>> begin

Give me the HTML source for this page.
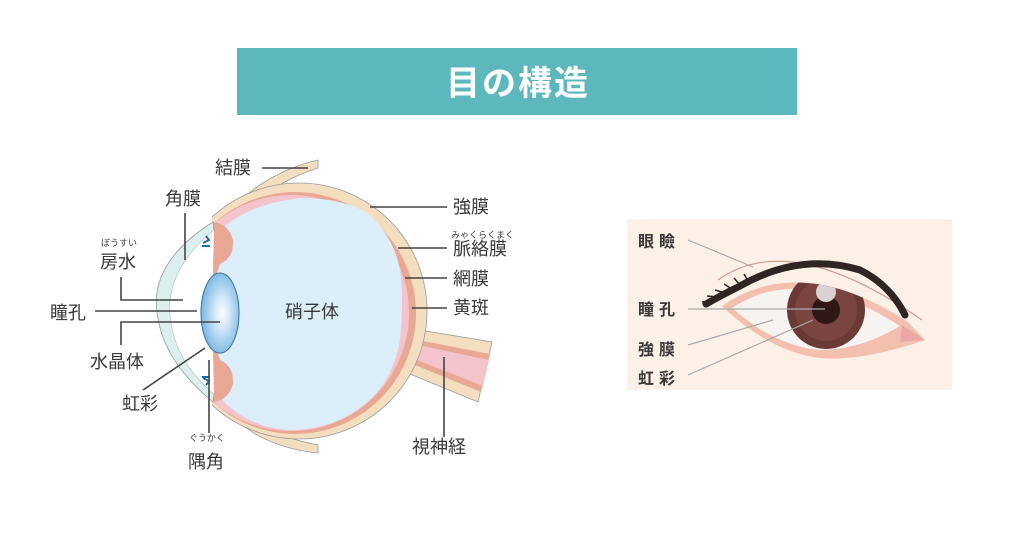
<!DOCTYPE html>
<html><head><meta charset="utf-8"><style>
html,body{margin:0;padding:0;background:#fff;width:1024px;height:553px;overflow:hidden}
svg{display:block}
text{font-family:"Liberation Sans","Noto Sans CJK JP",sans-serif;fill:#3a3a3a}
</style></head><body>
<svg width="1024" height="553" viewBox="0 0 1024 553" xmlns="http://www.w3.org/2000/svg">
<defs>
<radialGradient id="lens" cx="0.55" cy="0.5" r="0.6">
<stop offset="0" stop-color="#ffffff"/><stop offset="0.35" stop-color="#cfe6f7"/><stop offset="1" stop-color="#6aaee0"/>
</radialGradient>
<clipPath id="eyeclip"><path d="M722 306 Q800 252 908 322 L925 340 Q860 362 820 358 Q770 352 722 306Z"/></clipPath>
<clipPath id="right"><rect x="212" y="0" width="400" height="553"/></clipPath>
</defs>
<rect x="237" y="48" width="560" height="67" fill="#5db8be"/>
<text x="518" y="95" text-anchor="middle" font-size="34" font-weight="bold" style="fill:#fff" letter-spacing="2">目の構造</text>

<!-- optic nerve -->
<path d="M420 330 L492 342 L478 402 L405 372 Z" fill="#f3dfc0" stroke="#9a9a9a" stroke-width="0.8"/>
<path d="M418 340 L490 354 L481 392 L410 363 Z" fill="#e8a894"/>
<path d="M418 345 L489 360 L483 386 L412 358 Z" fill="#f4c4cc"/>
<!-- conjunctiva flaps -->
<path d="M236 205 Q268 172 318 160 L318 168 Q280 180 252 205 Z" fill="#f3dfc0" stroke="#9a9a9a" stroke-width="0.8"/>
<path d="M236 420 Q268 448 318 453 L318 445 Q280 438 252 420 Z" fill="#f3dfc0" stroke="#9a9a9a" stroke-width="0.8"/>
<g clip-path="url(#right)">
<circle cx="299" cy="311" r="128" fill="#f3dfc0" stroke="#9a9a9a" stroke-width="0.8"/>
<circle cx="295" cy="313" r="121" fill="#e8a894"/>
<circle cx="291" cy="313" r="118" fill="#f4c4cc"/>
<path d="M210 240 Q240 205 300 198 Q345 198 370 215 Q395 240 400 270 Q404 300 400 340 Q392 385 360 408 Q330 430 290 430 Q240 428 210 385 Z" fill="#dbeefa"/>
<path d="M210 222 Q228 222 233 240 Q234 258 220 264 L208 300 Z" fill="#e8a894"/>
<path d="M210 402 Q228 402 233 384 Q234 366 220 360 L208 325 Z" fill="#e8a894"/>
</g>
<!-- cornea -->
<path d="M213 222 Q150 262 157 312 Q162 360 213 402 L214 394 Q172 358 170 312 Q168 268 214 230 Z" fill="#dcefef" stroke="#9a9a9a" stroke-width="0.8"/>
<path d="M214 230 Q168 268 170 312 Q172 358 214 394 L212 312Z" fill="#fff"/>
<path d="M203 243 l6 -3 l-3 -4 M202 246 l8 0" stroke="#1a6cb0" stroke-width="2" fill="none"/>
<path d="M203 378 l6 3 l-3 4 M202 377 l8 0" stroke="#1a6cb0" stroke-width="2" fill="none"/>
<ellipse cx="220" cy="313" rx="19" ry="40" fill="url(#lens)" stroke="#3d6e9a" stroke-width="1"/>
<text x="312" y="318" text-anchor="middle" font-size="18">硝子体</text>

<g stroke="#444" stroke-width="1.6" fill="none">
<path d="M262 168 H308"/><path d="M185 213 V260"/><path d="M121 277 V300 H183"/>
<path d="M95 311 H197"/><path d="M121 345 V322 H220"/><path d="M143 390 L205 348"/>
<path d="M209 360 V433"/><path d="M370 207 H447"/><path d="M398 248 H447"/>
<path d="M405 278 H447"/><path d="M412 308 H447"/><path d="M444 357 V437"/>
</g>
<g font-size="18">
<text x="215" y="174">結膜</text><text x="165" y="205">角膜</text>
<text x="100" y="268">房水</text><text x="101" y="246" font-size="9">ぼうすい</text>
<text x="50" y="319">瞳孔</text><text x="90" y="368">水晶体</text>
<text x="122" y="410">虹彩</text><text x="188" y="468">隅角</text><text x="189" y="441" font-size="9">ぐうかく</text>
<text x="453" y="213">強膜</text><text x="451" y="238" font-size="9">みゃくらくまく</text>
<text x="453" y="255">脈絡膜</text><text x="453" y="285">網膜</text><text x="453" y="314">黄斑</text>
<text x="412" y="453">視神経</text>
</g>

<!-- right eye -->
<rect x="627" y="219" width="325" height="171" fill="#fdf0e6"/>
<path d="M718 280 Q790 228 922 320" stroke="#d49a90" stroke-width="1.2" fill="none"/>
<path d="M722 306 Q800 252 908 322 L925 340 Q860 362 820 358 Q770 352 722 306Z" fill="#f3bfae"/>
<path d="M732 308 Q800 262 900 326 Q860 350 820 350 Q775 346 732 308Z" fill="#f7f3f0"/>
<g clip-path="url(#eyeclip)">
<circle cx="826" cy="310" r="39" fill="#6b3a36"/>
<circle cx="826" cy="310" r="31" fill="#7a4541"/>
<circle cx="826" cy="310" r="14" fill="#2e1715"/>
<circle cx="826" cy="292" r="10" fill="#d8d2d2"/>
</g>
<path d="M902 325 L925 340 L900 342Z" fill="#eca7a4"/>
<path d="M706 304 Q720 296 740 286 Q800 252 860 270 Q890 285 905 315" stroke="#2f2522" stroke-width="7" fill="none" stroke-linecap="round"/>
<g stroke="#2f2522" stroke-width="1.5">
<path d="M712 301 l-10 1"/><path d="M718 297 l-11 -1"/><path d="M725 293 l-10 -3"/><path d="M732 289 l-8 -5"/><path d="M740 285 l-6 -7"/><path d="M748 281 l-4 -7"/>
</g>
<g stroke="#aaa" stroke-width="1.2">
<path d="M688 240 L753 267"/><path d="M688 309 L825 309"/><path d="M688 345 L773 320"/><path d="M688 375 L813 320"/>
</g>
<g font-size="16" font-weight="bold" letter-spacing="5">
<text x="638" y="247">眼瞼</text><text x="638" y="315">瞳孔</text>
<text x="638" y="355">強膜</text><text x="638" y="384">虹彩</text>
</g>
</svg>
</body></html>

>> end

_Exercise directions_. Exclude the pictures, and transcribe all of the material exactly.

_Result of this task_.
Give me the HTML source for this page.
<!DOCTYPE html>
<html><head><meta charset="utf-8"><style>
html,body{margin:0;padding:0;background:#fff;width:1024px;height:553px;overflow:hidden}
svg{display:block}
text{font-family:"Liberation Sans","Noto Sans CJK JP",sans-serif;fill:#3a3a3a}
</style></head><body>
<svg width="1024" height="553" viewBox="0 0 1024 553" xmlns="http://www.w3.org/2000/svg">
<defs>
<radialGradient id="lens" cx="0.55" cy="0.5" r="0.6">
<stop offset="0" stop-color="#ffffff"/><stop offset="0.35" stop-color="#cfe6f7"/><stop offset="1" stop-color="#6aaee0"/>
</radialGradient>
<clipPath id="eyeclip"><path d="M722 306 Q800 252 908 322 L925 340 Q860 362 820 358 Q770 352 722 306Z"/></clipPath>
<clipPath id="right"><rect x="212" y="0" width="400" height="553"/></clipPath>
</defs>
<rect x="237" y="48" width="560" height="67" fill="#5db8be"/>
<text x="518" y="95" text-anchor="middle" font-size="34" font-weight="bold" style="fill:#fff" letter-spacing="2">目の構造</text>

<!-- optic nerve -->
<path d="M420 330 L492 342 L478 402 L405 372 Z" fill="#f3dfc0" stroke="#9a9a9a" stroke-width="0.8"/>
<path d="M418 340 L490 354 L481 392 L410 363 Z" fill="#e8a894"/>
<path d="M418 345 L489 360 L483 386 L412 358 Z" fill="#f4c4cc"/>
<!-- conjunctiva flaps -->
<path d="M236 205 Q268 172 318 160 L318 168 Q280 180 252 205 Z" fill="#f3dfc0" stroke="#9a9a9a" stroke-width="0.8"/>
<path d="M236 420 Q268 448 318 453 L318 445 Q280 438 252 420 Z" fill="#f3dfc0" stroke="#9a9a9a" stroke-width="0.8"/>
<g clip-path="url(#right)">
<circle cx="299" cy="311" r="128" fill="#f3dfc0" stroke="#9a9a9a" stroke-width="0.8"/>
<circle cx="295" cy="313" r="121" fill="#e8a894"/>
<circle cx="291" cy="313" r="118" fill="#f4c4cc"/>
<path d="M210 240 Q240 205 300 198 Q345 198 370 215 Q395 240 400 270 Q404 300 400 340 Q392 385 360 408 Q330 430 290 430 Q240 428 210 385 Z" fill="#dbeefa"/>
<path d="M210 222 Q228 222 233 240 Q234 258 220 264 L208 300 Z" fill="#e8a894"/>
<path d="M210 402 Q228 402 233 384 Q234 366 220 360 L208 325 Z" fill="#e8a894"/>
</g>
<!-- cornea -->
<path d="M213 222 Q150 262 157 312 Q162 360 213 402 L214 394 Q172 358 170 312 Q168 268 214 230 Z" fill="#dcefef" stroke="#9a9a9a" stroke-width="0.8"/>
<path d="M214 230 Q168 268 170 312 Q172 358 214 394 L212 312Z" fill="#fff"/>
<path d="M203 243 l6 -3 l-3 -4 M202 246 l8 0" stroke="#1a6cb0" stroke-width="2" fill="none"/>
<path d="M203 378 l6 3 l-3 4 M202 377 l8 0" stroke="#1a6cb0" stroke-width="2" fill="none"/>
<ellipse cx="220" cy="313" rx="19" ry="40" fill="url(#lens)" stroke="#3d6e9a" stroke-width="1"/>
<text x="312" y="318" text-anchor="middle" font-size="18">硝子体</text>

<g stroke="#444" stroke-width="1.6" fill="none">
<path d="M262 168 H308"/><path d="M185 213 V260"/><path d="M121 277 V300 H183"/>
<path d="M95 311 H197"/><path d="M121 345 V322 H220"/><path d="M143 390 L205 348"/>
<path d="M209 360 V433"/><path d="M370 207 H447"/><path d="M398 248 H447"/>
<path d="M405 278 H447"/><path d="M412 308 H447"/><path d="M444 357 V437"/>
</g>
<g font-size="18">
<text x="215" y="174">結膜</text><text x="165" y="205">角膜</text>
<text x="100" y="268">房水</text><text x="101" y="246" font-size="9">ぼうすい</text>
<text x="50" y="319">瞳孔</text><text x="90" y="368">水晶体</text>
<text x="122" y="410">虹彩</text><text x="188" y="468">隅角</text><text x="189" y="441" font-size="9">ぐうかく</text>
<text x="453" y="213">強膜</text><text x="451" y="238" font-size="9">みゃくらくまく</text>
<text x="453" y="255">脈絡膜</text><text x="453" y="285">網膜</text><text x="453" y="314">黄斑</text>
<text x="412" y="453">視神経</text>
</g>

<!-- right eye -->
<rect x="627" y="219" width="325" height="171" fill="#fdf0e6"/>
<path d="M718 280 Q790 228 922 320" stroke="#d49a90" stroke-width="1.2" fill="none"/>
<path d="M722 306 Q800 252 908 322 L925 340 Q860 362 820 358 Q770 352 722 306Z" fill="#f3bfae"/>
<path d="M732 308 Q800 262 900 326 Q860 350 820 350 Q775 346 732 308Z" fill="#f7f3f0"/>
<g clip-path="url(#eyeclip)">
<circle cx="826" cy="310" r="39" fill="#6b3a36"/>
<circle cx="826" cy="310" r="31" fill="#7a4541"/>
<circle cx="826" cy="310" r="14" fill="#2e1715"/>
<circle cx="826" cy="292" r="10" fill="#d8d2d2"/>
</g>
<path d="M902 325 L925 340 L900 342Z" fill="#eca7a4"/>
<path d="M706 304 Q720 296 740 286 Q800 252 860 270 Q890 285 905 315" stroke="#2f2522" stroke-width="7" fill="none" stroke-linecap="round"/>
<g stroke="#2f2522" stroke-width="1.5">
<path d="M712 301 l-10 1"/><path d="M718 297 l-11 -1"/><path d="M725 293 l-10 -3"/><path d="M732 289 l-8 -5"/><path d="M740 285 l-6 -7"/><path d="M748 281 l-4 -7"/>
</g>
<g stroke="#aaa" stroke-width="1.2">
<path d="M688 240 L753 267"/><path d="M688 309 L825 309"/><path d="M688 345 L773 320"/><path d="M688 375 L813 320"/>
</g>
<g font-size="16" font-weight="bold" letter-spacing="5">
<text x="638" y="247">眼瞼</text><text x="638" y="315">瞳孔</text>
<text x="638" y="355">強膜</text><text x="638" y="384">虹彩</text>
</g>
</svg>
</body></html>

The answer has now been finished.